* [Data]
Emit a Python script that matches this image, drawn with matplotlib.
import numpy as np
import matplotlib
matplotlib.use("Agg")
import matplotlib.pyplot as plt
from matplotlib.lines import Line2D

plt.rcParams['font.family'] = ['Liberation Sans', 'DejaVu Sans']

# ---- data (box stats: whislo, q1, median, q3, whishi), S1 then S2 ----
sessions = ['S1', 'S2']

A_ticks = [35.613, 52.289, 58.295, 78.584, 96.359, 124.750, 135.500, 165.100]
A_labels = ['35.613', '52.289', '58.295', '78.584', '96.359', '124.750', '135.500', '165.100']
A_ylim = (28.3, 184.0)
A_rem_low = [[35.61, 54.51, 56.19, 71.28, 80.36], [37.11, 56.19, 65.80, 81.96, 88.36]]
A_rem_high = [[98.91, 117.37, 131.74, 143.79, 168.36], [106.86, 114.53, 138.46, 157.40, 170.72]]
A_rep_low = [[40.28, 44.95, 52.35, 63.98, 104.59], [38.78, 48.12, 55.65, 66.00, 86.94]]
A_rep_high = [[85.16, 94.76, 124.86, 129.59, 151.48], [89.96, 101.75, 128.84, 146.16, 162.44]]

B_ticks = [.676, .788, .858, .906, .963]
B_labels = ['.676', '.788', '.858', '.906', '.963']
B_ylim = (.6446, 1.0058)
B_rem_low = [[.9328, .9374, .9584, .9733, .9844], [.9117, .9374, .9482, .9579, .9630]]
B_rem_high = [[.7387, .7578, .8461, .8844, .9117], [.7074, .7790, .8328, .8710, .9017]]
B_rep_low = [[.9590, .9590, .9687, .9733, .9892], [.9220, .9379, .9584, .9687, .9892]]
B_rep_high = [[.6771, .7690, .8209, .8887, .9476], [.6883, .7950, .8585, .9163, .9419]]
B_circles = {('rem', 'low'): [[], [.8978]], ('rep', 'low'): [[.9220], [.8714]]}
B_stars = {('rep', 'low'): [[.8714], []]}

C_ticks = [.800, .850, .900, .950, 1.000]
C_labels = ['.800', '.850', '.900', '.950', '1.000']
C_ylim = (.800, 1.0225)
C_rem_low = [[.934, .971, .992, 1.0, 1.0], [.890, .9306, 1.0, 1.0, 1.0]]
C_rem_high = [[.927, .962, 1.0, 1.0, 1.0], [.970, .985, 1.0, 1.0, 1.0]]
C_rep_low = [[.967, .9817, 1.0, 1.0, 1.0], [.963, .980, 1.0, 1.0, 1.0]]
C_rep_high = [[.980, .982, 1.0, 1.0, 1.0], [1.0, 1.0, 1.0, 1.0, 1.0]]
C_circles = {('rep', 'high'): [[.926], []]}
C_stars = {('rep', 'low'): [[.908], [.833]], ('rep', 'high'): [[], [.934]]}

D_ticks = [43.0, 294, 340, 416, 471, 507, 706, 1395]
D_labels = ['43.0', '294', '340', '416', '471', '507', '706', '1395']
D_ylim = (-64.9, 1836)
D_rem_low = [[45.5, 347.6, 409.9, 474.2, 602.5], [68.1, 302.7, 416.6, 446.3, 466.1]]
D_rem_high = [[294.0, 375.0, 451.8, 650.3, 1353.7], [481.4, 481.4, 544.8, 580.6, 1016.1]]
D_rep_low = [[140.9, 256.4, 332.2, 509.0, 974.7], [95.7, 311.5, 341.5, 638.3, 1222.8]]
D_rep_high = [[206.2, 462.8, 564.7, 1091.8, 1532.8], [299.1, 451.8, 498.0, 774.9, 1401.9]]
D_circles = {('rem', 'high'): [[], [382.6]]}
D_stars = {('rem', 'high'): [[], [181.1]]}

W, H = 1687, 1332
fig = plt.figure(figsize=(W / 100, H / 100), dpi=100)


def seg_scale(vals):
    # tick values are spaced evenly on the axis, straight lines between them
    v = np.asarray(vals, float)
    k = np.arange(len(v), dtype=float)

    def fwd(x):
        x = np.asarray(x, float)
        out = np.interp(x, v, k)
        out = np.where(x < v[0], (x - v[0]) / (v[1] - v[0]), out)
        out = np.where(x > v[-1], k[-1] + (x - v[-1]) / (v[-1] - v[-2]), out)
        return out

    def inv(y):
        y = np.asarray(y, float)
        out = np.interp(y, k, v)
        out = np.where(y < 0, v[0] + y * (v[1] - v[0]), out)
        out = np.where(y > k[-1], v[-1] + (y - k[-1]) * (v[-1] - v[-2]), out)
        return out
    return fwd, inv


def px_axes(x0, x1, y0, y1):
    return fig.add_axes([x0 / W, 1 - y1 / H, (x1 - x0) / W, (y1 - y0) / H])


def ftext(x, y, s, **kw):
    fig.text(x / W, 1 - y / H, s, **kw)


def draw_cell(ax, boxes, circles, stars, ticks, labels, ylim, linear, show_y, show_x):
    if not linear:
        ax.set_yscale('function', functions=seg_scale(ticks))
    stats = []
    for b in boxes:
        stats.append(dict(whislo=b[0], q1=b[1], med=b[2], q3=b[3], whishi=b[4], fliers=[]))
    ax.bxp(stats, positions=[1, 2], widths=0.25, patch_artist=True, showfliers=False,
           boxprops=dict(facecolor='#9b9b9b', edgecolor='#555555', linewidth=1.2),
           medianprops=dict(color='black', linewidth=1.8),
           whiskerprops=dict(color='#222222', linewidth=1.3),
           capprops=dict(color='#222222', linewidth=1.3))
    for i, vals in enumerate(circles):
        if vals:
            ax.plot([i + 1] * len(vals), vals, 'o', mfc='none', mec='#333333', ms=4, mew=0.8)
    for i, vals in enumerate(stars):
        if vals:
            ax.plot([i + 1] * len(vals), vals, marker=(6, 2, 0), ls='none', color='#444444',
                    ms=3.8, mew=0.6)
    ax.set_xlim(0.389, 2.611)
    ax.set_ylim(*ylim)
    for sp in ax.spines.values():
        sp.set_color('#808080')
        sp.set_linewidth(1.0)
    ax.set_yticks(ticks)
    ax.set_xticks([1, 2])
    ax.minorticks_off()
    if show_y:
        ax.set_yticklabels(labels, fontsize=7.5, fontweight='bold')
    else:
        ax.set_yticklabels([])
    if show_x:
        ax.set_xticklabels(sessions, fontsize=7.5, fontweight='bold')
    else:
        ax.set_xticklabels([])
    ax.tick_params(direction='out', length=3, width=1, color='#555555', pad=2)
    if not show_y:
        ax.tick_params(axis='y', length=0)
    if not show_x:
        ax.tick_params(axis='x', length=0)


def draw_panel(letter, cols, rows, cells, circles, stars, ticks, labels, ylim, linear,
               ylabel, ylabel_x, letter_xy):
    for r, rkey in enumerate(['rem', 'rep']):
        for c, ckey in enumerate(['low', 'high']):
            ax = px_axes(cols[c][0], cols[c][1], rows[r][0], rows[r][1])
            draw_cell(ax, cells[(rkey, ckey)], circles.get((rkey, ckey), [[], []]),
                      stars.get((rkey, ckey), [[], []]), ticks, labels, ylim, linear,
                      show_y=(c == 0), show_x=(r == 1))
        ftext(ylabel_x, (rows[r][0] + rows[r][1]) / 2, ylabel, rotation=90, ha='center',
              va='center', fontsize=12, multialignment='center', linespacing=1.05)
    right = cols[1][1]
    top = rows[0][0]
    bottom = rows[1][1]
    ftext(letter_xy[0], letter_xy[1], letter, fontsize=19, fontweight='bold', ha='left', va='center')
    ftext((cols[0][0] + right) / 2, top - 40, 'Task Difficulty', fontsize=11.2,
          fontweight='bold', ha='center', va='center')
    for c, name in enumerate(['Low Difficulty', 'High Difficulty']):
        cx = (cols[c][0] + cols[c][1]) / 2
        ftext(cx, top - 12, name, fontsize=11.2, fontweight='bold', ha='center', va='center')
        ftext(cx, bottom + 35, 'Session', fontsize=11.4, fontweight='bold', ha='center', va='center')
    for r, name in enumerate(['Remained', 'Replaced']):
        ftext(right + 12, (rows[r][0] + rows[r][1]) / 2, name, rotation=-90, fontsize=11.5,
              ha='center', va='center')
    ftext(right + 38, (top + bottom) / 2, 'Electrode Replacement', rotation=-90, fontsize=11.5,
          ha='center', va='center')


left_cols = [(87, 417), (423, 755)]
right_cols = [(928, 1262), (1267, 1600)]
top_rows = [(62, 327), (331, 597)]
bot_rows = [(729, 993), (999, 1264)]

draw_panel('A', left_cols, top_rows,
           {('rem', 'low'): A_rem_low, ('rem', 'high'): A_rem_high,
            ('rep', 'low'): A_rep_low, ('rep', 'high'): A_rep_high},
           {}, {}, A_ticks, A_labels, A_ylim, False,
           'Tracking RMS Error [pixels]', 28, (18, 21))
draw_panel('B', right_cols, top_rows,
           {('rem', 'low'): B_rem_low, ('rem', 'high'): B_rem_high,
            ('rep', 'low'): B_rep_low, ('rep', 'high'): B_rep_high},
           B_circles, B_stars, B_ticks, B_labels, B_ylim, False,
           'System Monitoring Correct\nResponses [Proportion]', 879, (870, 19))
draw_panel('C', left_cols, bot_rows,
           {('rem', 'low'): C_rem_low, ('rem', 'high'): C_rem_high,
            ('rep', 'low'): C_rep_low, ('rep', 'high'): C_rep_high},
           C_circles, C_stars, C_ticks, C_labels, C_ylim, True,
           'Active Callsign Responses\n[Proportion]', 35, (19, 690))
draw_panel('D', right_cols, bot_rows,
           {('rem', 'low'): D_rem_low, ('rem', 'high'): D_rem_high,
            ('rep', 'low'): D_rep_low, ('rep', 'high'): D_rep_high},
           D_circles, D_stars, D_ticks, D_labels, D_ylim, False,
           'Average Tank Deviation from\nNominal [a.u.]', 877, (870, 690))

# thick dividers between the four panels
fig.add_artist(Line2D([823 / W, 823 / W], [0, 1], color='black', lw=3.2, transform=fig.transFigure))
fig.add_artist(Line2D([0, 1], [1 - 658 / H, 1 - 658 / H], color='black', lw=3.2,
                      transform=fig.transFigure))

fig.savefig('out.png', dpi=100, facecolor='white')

* [Prompt] Exactly as written, please reproduce the lines from the first line of the data to the line containing "sessions = ['S1', 'S2']", inclusive, and nothing else.

* [Output for this task]
Emit a Python script that matches this image, drawn with matplotlib.
import numpy as np
import matplotlib
matplotlib.use("Agg")
import matplotlib.pyplot as plt
from matplotlib.lines import Line2D

plt.rcParams['font.family'] = ['Liberation Sans', 'DejaVu Sans']

# ---- data (box stats: whislo, q1, median, q3, whishi), S1 then S2 ----
sessions = ['S1', 'S2']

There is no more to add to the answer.